Private sector capital investment was revised upwards in response to results of corporate statistics, registering +1.0% q/q (+0.7% on the 1st preliminary). As for gross fixed capital formation by type, other machinery and equipment maintained favorable growth at +1.6%. Meanwhile, transport equipment, which maintained favorable growth through FY2016, suffered declines for three consecutive quarters ever since the Apr-June 2017 period, declining by -0.6% in the Oct-Dec 2017 period. Intellectual property products (+0.0%) and other buildings & structures (+0.1%) were pretty much marking time.

Private sector inventory increased its contribution to GDP growth at +0.1%pt q/q (-0.1%pt on the 1st preliminary). This was due to the fact that material & supplies inventory, which is provisional on the 1st preliminary GDP estimate, increased its contribution to +0.0%pt (-0.1%pt on the 1st preliminary). As for other components, private sector housing was revised upwards to -2.6% (-2.7% on the 1st preliminary), while government consumption recorded -0.0% (-0.1% on the 1st preliminary), and public investment was at -0.2% (-0.5% on the 1st preliminary) due mainly to the most recent results of fundamental statistics.

◆Growth was led by domestic demand, but issues remain:(1) decline in housing investment, (2) weak consumption, and (3) capital investment deflator brings unease: Performance by demand component in the Oct-Dec 2017 2nd preliminary results shows private sector final consumption expenditure achieving growth for the first time in two quarters by +0.5% q/q. Stock price highs and the growing global economy brought support to an improvement in consumer confidence, while in addition, continued expansion of consumption was helped along by growth in consumption of durable goods (+3.4%) due to replacement demand. We have seen the gradual dissipation of the negative effects of pre-consumption over demand and Eco-car related tax breaks, which helped to increase consumption since 2009 along with the Ecopoint program effecting household electronics, as well as last-minute demand prior to the increase in consumption tax. Since 2016, moderate replacement demand for durables has appeared.

On the other hand, consumption of goods other than durables left something to be desired.
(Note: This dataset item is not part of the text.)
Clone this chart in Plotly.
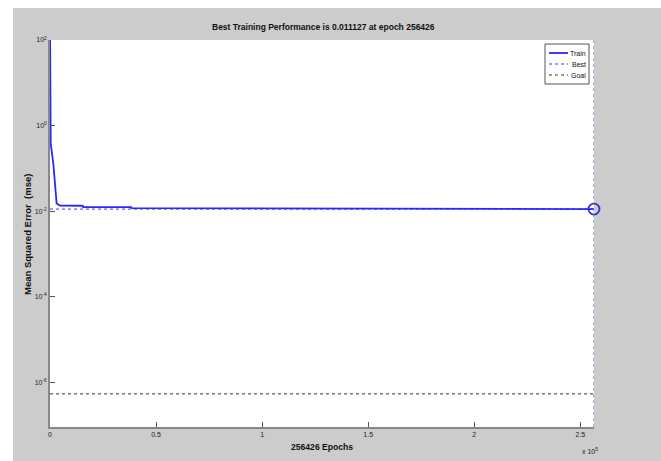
import plotly.graph_objects as go

# ---- data ----
train_epochs = [0, 330, 1540, 2340, 3130, 4670, 15400, 15600, 38300, 38500, 99500, 99700, 256426]
train_mse = [250, 0.384, 0.131, 0.037, 0.015, 0.0134, 0.0133, 0.0124, 0.0123, 0.0117, 0.0116, 0.01114, 0.011127]
best_epoch = 256426
best_mse = 0.011127
goal_mse = 5.3e-7
x_tickvals = [0, 50000, 100000, 150000, 200000, 250000]
x_ticktext = ["0", "0.5", "1", "1.5", "2", "2.5"]
y_tickvals = [1e-6, 1e-4, 1e-2, 1e0, 1e2]
y_ticktext = ["10<sup>-6</sup>", "10<sup>-4</sup>", "10<sup>-2</sup>", "10<sup>0</sup>", "10<sup>2</sup>"]
legend_names = ["Train", "Best", "Goal"]

FONT = "Liberation Sans, Arial, sans-serif"
BLUE = "rgb(40,40,255)"
W, H = 661, 461
L, R, T, B = 50, 67, 40, 34
PW, PH = W - L - R, H - T - B

def px(x):
    return (x - L) / PW

def py(y):
    return (H - B - y) / PH

fig = go.Figure()

# goal line
fig.add_trace(go.Scatter(x=[0, best_epoch], y=[goal_mse, goal_mse], mode="lines",
                         line=dict(color="#333333", width=1, dash="dot"), showlegend=False,
                         hoverinfo="skip"))
# best horizontal line
fig.add_trace(go.Scatter(x=[0, best_epoch], y=[best_mse, best_mse], mode="lines",
                         line=dict(color="rgb(60,60,220)", width=1, dash="dot"), showlegend=False,
                         hoverinfo="skip"))
# train curve
fig.add_trace(go.Scatter(x=train_epochs, y=train_mse, mode="lines",
                         line=dict(color=BLUE, width=1.8), showlegend=False))
# best marker
fig.add_trace(go.Scatter(x=[best_epoch], y=[best_mse], mode="markers",
                         marker=dict(symbol="circle-open", size=11, color="rgb(50,50,200)",
                                     line=dict(width=1.8, color="rgb(50,50,200)")),
                         showlegend=False, cliponaxis=False))

shapes = []
# white border strips (top / left)
shapes.append(dict(type="rect", xref="paper", yref="paper", x0=px(-20), x1=px(W + 20),
                   y0=py(8), y1=py(-20), fillcolor="white", line=dict(width=0), layer="below"))
shapes.append(dict(type="rect", xref="paper", yref="paper", x0=px(-20), x1=px(13),
                   y0=py(H + 20), y1=py(-20), fillcolor="white", line=dict(width=0), layer="below"))
# best vertical line
shapes.append(dict(type="line", xref="x", yref="paper", x0=best_epoch, x1=best_epoch,
                   y0=0, y1=1, line=dict(color="rgb(120,120,200)", width=1.2, dash="dot")))
# legend box
lx0, lx1, ly0, ly1 = 545, 589, 44, 84
shapes.append(dict(type="rect", xref="paper", yref="paper", x0=px(lx0), x1=px(lx1),
                   y0=py(ly1), y1=py(ly0), fillcolor="white", line=dict(color="#555555", width=1)))
leg_styles = [dict(color=BLUE, width=1.8), dict(color="rgb(60,60,220)", width=1, dash="dot"),
              dict(color="#333333", width=1, dash="dot")]
leg_rows = [53, 64, 75]
annotations = []
for name, st, ry in zip(legend_names, leg_styles, leg_rows):
    shapes.append(dict(type="line", xref="paper", yref="paper", x0=px(549), x1=px(568),
                       y0=py(ry), y1=py(ry), line=st))
    annotations.append(dict(text=name, xref="paper", yref="paper", x=px(588), y=py(ry),
                            xanchor="right", yanchor="middle", showarrow=False,
                            font=dict(family=FONT, size=7, color="#111111")))

annotations.append(dict(text="<b>256426 Epochs</b>", xref="paper", yref="paper",
                        x=px(322), y=py(447), xanchor="center", yanchor="middle", showarrow=False,
                        font=dict(family=FONT, size=8.6, color="#111111")))
annotations.append(dict(text="x 10<sup>5</sup>", xref="paper", yref="paper",
                        x=px(590), y=py(451), xanchor="center", yanchor="middle", showarrow=False,
                        font=dict(family=FONT, size=7, color="#222222")))
annotations.append(dict(text="<b>Mean Squared Error  (mse)</b>", xref="paper", yref="paper",
                        x=px(27), y=py(235), xanchor="center", yanchor="middle", showarrow=False,
                        textangle=-90, font=dict(family=FONT, size=9.5, color="#111111")))
annotations.append(dict(text="<b>Best Training Performance is 0.011127 at epoch 256426</b>",
                        xref="paper", yref="paper", x=px(323), y=py(27), xanchor="center",
                        yanchor="middle", showarrow=False,
                        font=dict(family=FONT, size=8.5, color="#111111")))

fig.update_layout(
    width=W, height=H,
    margin=dict(l=L, r=R, t=T, b=B),
    paper_bgcolor="#cccccc", plot_bgcolor="white",
    showlegend=False,
    shapes=shapes, annotations=annotations,
    xaxis=dict(range=[0, best_epoch], tickvals=x_tickvals, ticktext=x_ticktext,
               ticks="inside", ticklen=5, tickcolor="#555555", tickwidth=1,
               showline=True, linecolor="#888888", linewidth=1.5, showgrid=False, zeroline=False,
               tickfont=dict(family=FONT, size=7, color="#222222")),
    yaxis=dict(type="log", range=[-7.05, 2], tickvals=y_tickvals, ticktext=y_ticktext,
               ticks="inside", ticklen=5, tickcolor="#555555", tickwidth=1,
               showline=True, linecolor="#888888", linewidth=1.5, showgrid=False, zeroline=False,
               tickfont=dict(family=FONT, size=7, color="#222222")),
)

fig.write_html("out.html")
While the consumer price index grows centering on the price of fresh foods and energy, real employee compensation fell by -0.4% q/q and there are hints that on the other side of the recent demand for durables lies an increasing tendency to pinch pennies. As for trends in goods and services, semi-durables continue to expand at +2.5%, while non-durables marked time at +0.1% along with services at +0.3%.

Housing investment declined for the second consecutive quarter at -2.6% q/q. The positive effects of strategies in dealing with inheritance tax are beginning to disappear, and rising prices may be putting a damper on demand. Meanwhile, housing inventory continues to accumulate.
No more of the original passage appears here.